▶ _WHAT THIS TASK INVOLVES_:
Write out the material again exactly, please, and omit the pictures.

(Source code of charts)
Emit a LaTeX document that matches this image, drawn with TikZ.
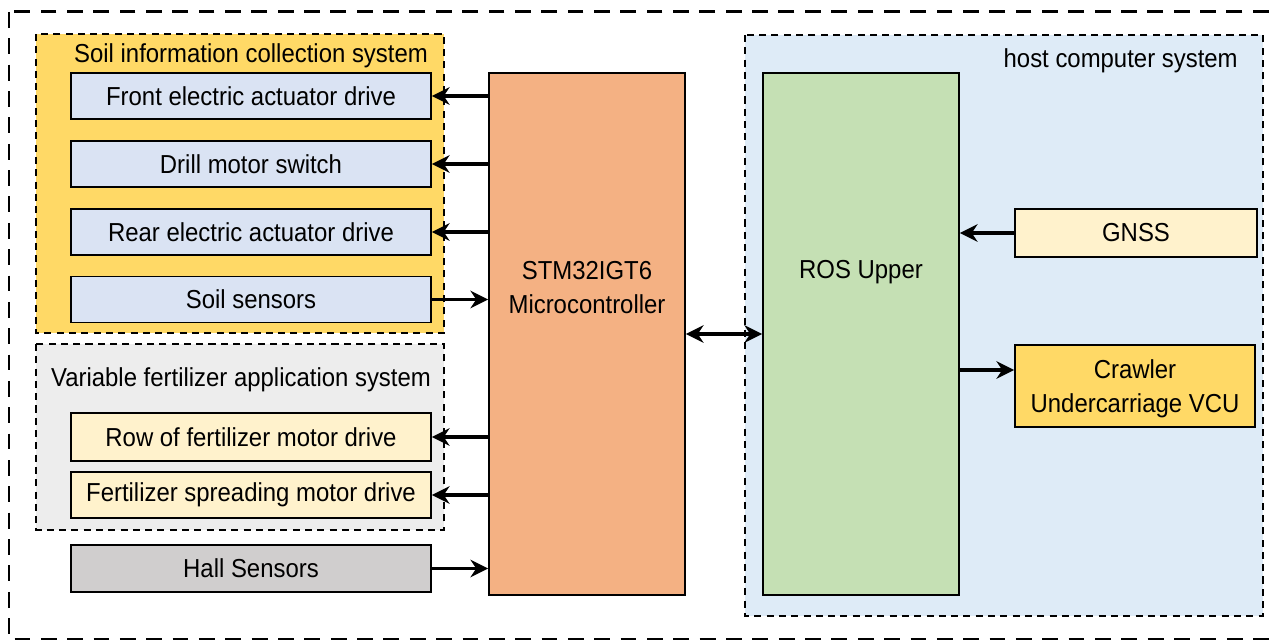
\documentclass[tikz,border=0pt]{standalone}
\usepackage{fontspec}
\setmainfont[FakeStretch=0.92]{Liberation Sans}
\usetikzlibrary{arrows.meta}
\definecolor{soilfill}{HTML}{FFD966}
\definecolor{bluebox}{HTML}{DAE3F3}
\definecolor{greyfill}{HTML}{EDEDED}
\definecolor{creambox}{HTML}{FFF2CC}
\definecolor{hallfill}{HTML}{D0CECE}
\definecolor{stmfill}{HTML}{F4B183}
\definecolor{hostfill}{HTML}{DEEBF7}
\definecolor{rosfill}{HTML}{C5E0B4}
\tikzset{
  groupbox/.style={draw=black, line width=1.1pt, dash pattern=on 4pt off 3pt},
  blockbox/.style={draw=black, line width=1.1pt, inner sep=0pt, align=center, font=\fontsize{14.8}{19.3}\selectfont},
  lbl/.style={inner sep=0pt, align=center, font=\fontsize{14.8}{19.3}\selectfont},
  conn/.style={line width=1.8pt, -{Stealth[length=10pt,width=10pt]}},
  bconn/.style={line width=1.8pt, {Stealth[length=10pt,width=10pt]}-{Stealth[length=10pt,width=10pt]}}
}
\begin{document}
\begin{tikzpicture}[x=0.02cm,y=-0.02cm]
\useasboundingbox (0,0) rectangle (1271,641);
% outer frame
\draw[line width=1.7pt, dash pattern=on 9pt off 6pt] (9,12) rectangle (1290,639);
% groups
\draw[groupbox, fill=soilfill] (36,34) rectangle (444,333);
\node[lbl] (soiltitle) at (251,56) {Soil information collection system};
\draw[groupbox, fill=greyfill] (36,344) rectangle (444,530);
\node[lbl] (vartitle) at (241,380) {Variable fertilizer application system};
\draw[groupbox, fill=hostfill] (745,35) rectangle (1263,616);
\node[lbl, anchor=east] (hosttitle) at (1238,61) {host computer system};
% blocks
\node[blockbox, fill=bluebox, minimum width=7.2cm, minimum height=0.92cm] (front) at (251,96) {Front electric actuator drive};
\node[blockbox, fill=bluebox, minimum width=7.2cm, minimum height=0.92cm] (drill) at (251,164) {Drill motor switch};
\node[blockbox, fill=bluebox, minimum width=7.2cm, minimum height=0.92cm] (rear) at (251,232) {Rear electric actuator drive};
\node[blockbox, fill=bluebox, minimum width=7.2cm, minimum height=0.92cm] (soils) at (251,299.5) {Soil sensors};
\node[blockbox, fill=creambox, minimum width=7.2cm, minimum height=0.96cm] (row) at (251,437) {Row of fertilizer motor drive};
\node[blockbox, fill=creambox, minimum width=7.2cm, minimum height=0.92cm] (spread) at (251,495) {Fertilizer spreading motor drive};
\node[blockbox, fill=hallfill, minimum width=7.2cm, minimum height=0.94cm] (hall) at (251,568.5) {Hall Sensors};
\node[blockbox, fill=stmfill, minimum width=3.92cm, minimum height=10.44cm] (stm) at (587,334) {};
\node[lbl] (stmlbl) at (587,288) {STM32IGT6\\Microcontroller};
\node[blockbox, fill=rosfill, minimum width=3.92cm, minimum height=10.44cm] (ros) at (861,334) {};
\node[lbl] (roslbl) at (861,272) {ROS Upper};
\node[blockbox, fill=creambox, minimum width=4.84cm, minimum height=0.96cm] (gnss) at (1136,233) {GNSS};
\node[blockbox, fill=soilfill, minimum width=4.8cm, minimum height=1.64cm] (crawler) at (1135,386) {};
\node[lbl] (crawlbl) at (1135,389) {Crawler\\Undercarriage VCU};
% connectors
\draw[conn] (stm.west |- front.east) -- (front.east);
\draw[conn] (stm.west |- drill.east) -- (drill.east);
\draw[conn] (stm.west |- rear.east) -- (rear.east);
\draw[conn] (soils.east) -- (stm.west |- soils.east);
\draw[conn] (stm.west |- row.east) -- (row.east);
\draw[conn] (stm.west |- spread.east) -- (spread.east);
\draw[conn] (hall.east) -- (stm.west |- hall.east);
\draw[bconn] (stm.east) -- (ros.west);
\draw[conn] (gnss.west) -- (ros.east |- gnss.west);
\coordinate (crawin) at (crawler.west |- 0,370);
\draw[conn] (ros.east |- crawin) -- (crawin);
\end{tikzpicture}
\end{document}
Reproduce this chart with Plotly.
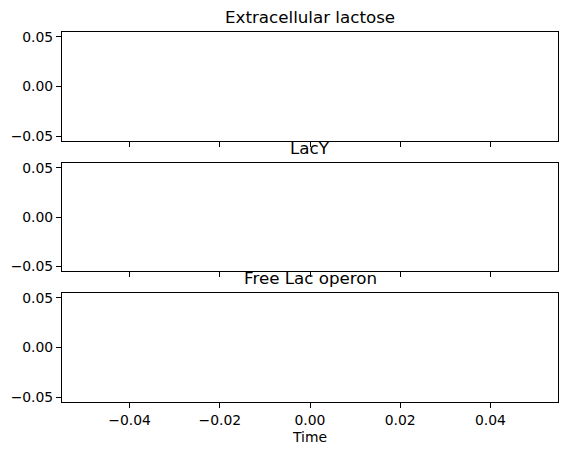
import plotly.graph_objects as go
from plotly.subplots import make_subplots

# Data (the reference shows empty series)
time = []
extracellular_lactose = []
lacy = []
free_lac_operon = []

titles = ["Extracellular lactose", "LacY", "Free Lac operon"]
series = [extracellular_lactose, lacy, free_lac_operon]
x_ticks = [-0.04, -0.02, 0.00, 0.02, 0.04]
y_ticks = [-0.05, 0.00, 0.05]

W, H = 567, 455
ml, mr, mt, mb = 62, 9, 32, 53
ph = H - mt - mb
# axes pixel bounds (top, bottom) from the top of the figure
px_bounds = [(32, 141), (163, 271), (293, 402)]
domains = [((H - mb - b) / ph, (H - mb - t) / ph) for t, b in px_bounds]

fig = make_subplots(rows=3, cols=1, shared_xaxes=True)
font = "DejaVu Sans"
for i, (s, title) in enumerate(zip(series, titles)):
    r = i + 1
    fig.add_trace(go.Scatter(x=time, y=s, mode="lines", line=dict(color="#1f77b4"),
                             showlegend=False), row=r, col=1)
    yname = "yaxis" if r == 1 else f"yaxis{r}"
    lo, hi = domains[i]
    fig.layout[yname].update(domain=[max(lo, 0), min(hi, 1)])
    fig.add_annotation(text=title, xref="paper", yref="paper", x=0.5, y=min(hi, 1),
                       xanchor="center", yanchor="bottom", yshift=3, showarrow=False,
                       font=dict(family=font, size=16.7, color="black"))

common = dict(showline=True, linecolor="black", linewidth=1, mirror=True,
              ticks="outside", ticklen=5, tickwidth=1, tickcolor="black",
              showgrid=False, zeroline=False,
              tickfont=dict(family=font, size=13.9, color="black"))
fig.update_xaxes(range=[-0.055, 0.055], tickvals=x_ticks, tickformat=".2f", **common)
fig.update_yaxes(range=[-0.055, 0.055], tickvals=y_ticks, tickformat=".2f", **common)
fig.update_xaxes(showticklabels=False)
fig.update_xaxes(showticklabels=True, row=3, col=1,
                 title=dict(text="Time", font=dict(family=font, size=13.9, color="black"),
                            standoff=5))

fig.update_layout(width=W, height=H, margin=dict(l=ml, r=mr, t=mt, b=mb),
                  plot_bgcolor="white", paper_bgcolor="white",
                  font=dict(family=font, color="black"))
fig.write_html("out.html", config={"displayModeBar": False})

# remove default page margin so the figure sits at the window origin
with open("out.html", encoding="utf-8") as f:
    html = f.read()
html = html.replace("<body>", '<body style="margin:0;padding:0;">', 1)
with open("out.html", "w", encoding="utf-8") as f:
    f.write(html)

▶ _ANSWER FOR THIS EXERCISE_:
Emit a LaTeX document that matches this image, drawn with TikZ.
\documentclass[tikz,border=0pt]{standalone}
\usepackage{fontspec}
\setmainfont[FakeStretch=0.92]{Liberation Sans}
\usetikzlibrary{arrows.meta}
\definecolor{soilfill}{HTML}{FFD966}
\definecolor{bluebox}{HTML}{DAE3F3}
\definecolor{greyfill}{HTML}{EDEDED}
\definecolor{creambox}{HTML}{FFF2CC}
\definecolor{hallfill}{HTML}{D0CECE}
\definecolor{stmfill}{HTML}{F4B183}
\definecolor{hostfill}{HTML}{DEEBF7}
\definecolor{rosfill}{HTML}{C5E0B4}
\tikzset{
  groupbox/.style={draw=black, line width=1.1pt, dash pattern=on 4pt off 3pt},
  blockbox/.style={draw=black, line width=1.1pt, inner sep=0pt, align=center, font=\fontsize{14.8}{19.3}\selectfont},
  lbl/.style={inner sep=0pt, align=center, font=\fontsize{14.8}{19.3}\selectfont},
  conn/.style={line width=1.8pt, -{Stealth[length=10pt,width=10pt]}},
  bconn/.style={line width=1.8pt, {Stealth[length=10pt,width=10pt]}-{Stealth[length=10pt,width=10pt]}}
}
\begin{document}
\begin{tikzpicture}[x=0.02cm,y=-0.02cm]
\useasboundingbox (0,0) rectangle (1271,641);
% outer frame
\draw[line width=1.7pt, dash pattern=on 9pt off 6pt] (9,12) rectangle (1290,639);
% groups
\draw[groupbox, fill=soilfill] (36,34) rectangle (444,333);
\node[lbl] (soiltitle) at (251,56) {Soil information collection system};
\draw[groupbox, fill=greyfill] (36,344) rectangle (444,530);
\node[lbl] (vartitle) at (241,380) {Variable fertilizer application system};
\draw[groupbox, fill=hostfill] (745,35) rectangle (1263,616);
\node[lbl, anchor=east] (hosttitle) at (1238,61) {host computer system};
% blocks
\node[blockbox, fill=bluebox, minimum width=7.2cm, minimum height=0.92cm] (front) at (251,96) {Front electric actuator drive};
\node[blockbox, fill=bluebox, minimum width=7.2cm, minimum height=0.92cm] (drill) at (251,164) {Drill motor switch};
\node[blockbox, fill=bluebox, minimum width=7.2cm, minimum height=0.92cm] (rear) at (251,232) {Rear electric actuator drive};
\node[blockbox, fill=bluebox, minimum width=7.2cm, minimum height=0.92cm] (soils) at (251,299.5) {Soil sensors};
\node[blockbox, fill=creambox, minimum width=7.2cm, minimum height=0.96cm] (row) at (251,437) {Row of fertilizer motor drive};
\node[blockbox, fill=creambox, minimum width=7.2cm, minimum height=0.92cm] (spread) at (251,495) {Fertilizer spreading motor drive};
\node[blockbox, fill=hallfill, minimum width=7.2cm, minimum height=0.94cm] (hall) at (251,568.5) {Hall Sensors};
\node[blockbox, fill=stmfill, minimum width=3.92cm, minimum height=10.44cm] (stm) at (587,334) {};
\node[lbl] (stmlbl) at (587,288) {STM32IGT6\\Microcontroller};
\node[blockbox, fill=rosfill, minimum width=3.92cm, minimum height=10.44cm] (ros) at (861,334) {};
\node[lbl] (roslbl) at (861,272) {ROS Upper};
\node[blockbox, fill=creambox, minimum width=4.84cm, minimum height=0.96cm] (gnss) at (1136,233) {GNSS};
\node[blockbox, fill=soilfill, minimum width=4.8cm, minimum height=1.64cm] (crawler) at (1135,386) {};
\node[lbl] (crawlbl) at (1135,389) {Crawler\\Undercarriage VCU};
% connectors
\draw[conn] (stm.west |- front.east) -- (front.east);
\draw[conn] (stm.west |- drill.east) -- (drill.east);
\draw[conn] (stm.west |- rear.east) -- (rear.east);
\draw[conn] (soils.east) -- (stm.west |- soils.east);
\draw[conn] (stm.west |- row.east) -- (row.east);
\draw[conn] (stm.west |- spread.east) -- (spread.east);
\draw[conn] (hall.east) -- (stm.west |- hall.east);
\draw[bconn] (stm.east) -- (ros.west);
\draw[conn] (gnss.west) -- (ros.east |- gnss.west);
\coordinate (crawin) at (crawler.west |- 0,370);
\draw[conn] (ros.east |- crawin) -- (crawin);
\end{tikzpicture}
\end{document}
Reproduce this chart with Plotly.
import plotly.graph_objects as go
from plotly.subplots import make_subplots

# Data (the reference shows empty series)
time = []
extracellular_lactose = []
lacy = []
free_lac_operon = []

titles = ["Extracellular lactose", "LacY", "Free Lac operon"]
series = [extracellular_lactose, lacy, free_lac_operon]
x_ticks = [-0.04, -0.02, 0.00, 0.02, 0.04]
y_ticks = [-0.05, 0.00, 0.05]

W, H = 567, 455
ml, mr, mt, mb = 62, 9, 32, 53
ph = H - mt - mb
# axes pixel bounds (top, bottom) from the top of the figure
px_bounds = [(32, 141), (163, 271), (293, 402)]
domains = [((H - mb - b) / ph, (H - mb - t) / ph) for t, b in px_bounds]

fig = make_subplots(rows=3, cols=1, shared_xaxes=True)
font = "DejaVu Sans"
for i, (s, title) in enumerate(zip(series, titles)):
    r = i + 1
    fig.add_trace(go.Scatter(x=time, y=s, mode="lines", line=dict(color="#1f77b4"),
                             showlegend=False), row=r, col=1)
    yname = "yaxis" if r == 1 else f"yaxis{r}"
    lo, hi = domains[i]
    fig.layout[yname].update(domain=[max(lo, 0), min(hi, 1)])
    fig.add_annotation(text=title, xref="paper", yref="paper", x=0.5, y=min(hi, 1),
                       xanchor="center", yanchor="bottom", yshift=3, showarrow=False,
                       font=dict(family=font, size=16.7, color="black"))

common = dict(showline=True, linecolor="black", linewidth=1, mirror=True,
              ticks="outside", ticklen=5, tickwidth=1, tickcolor="black",
              showgrid=False, zeroline=False,
              tickfont=dict(family=font, size=13.9, color="black"))
fig.update_xaxes(range=[-0.055, 0.055], tickvals=x_ticks, tickformat=".2f", **common)
fig.update_yaxes(range=[-0.055, 0.055], tickvals=y_ticks, tickformat=".2f", **common)
fig.update_xaxes(showticklabels=False)
fig.update_xaxes(showticklabels=True, row=3, col=1,
                 title=dict(text="Time", font=dict(family=font, size=13.9, color="black"),
                            standoff=5))

fig.update_layout(width=W, height=H, margin=dict(l=ml, r=mr, t=mt, b=mb),
                  plot_bgcolor="white", paper_bgcolor="white",
                  font=dict(family=font, color="black"))
fig.write_html("out.html", config={"displayModeBar": False})

# remove default page margin so the figure sits at the window origin
with open("out.html", encoding="utf-8") as f:
    html = f.read()
html = html.replace("<body>", '<body style="margin:0;padding:0;">', 1)
with open("out.html", "w", encoding="utf-8") as f:
    f.write(html)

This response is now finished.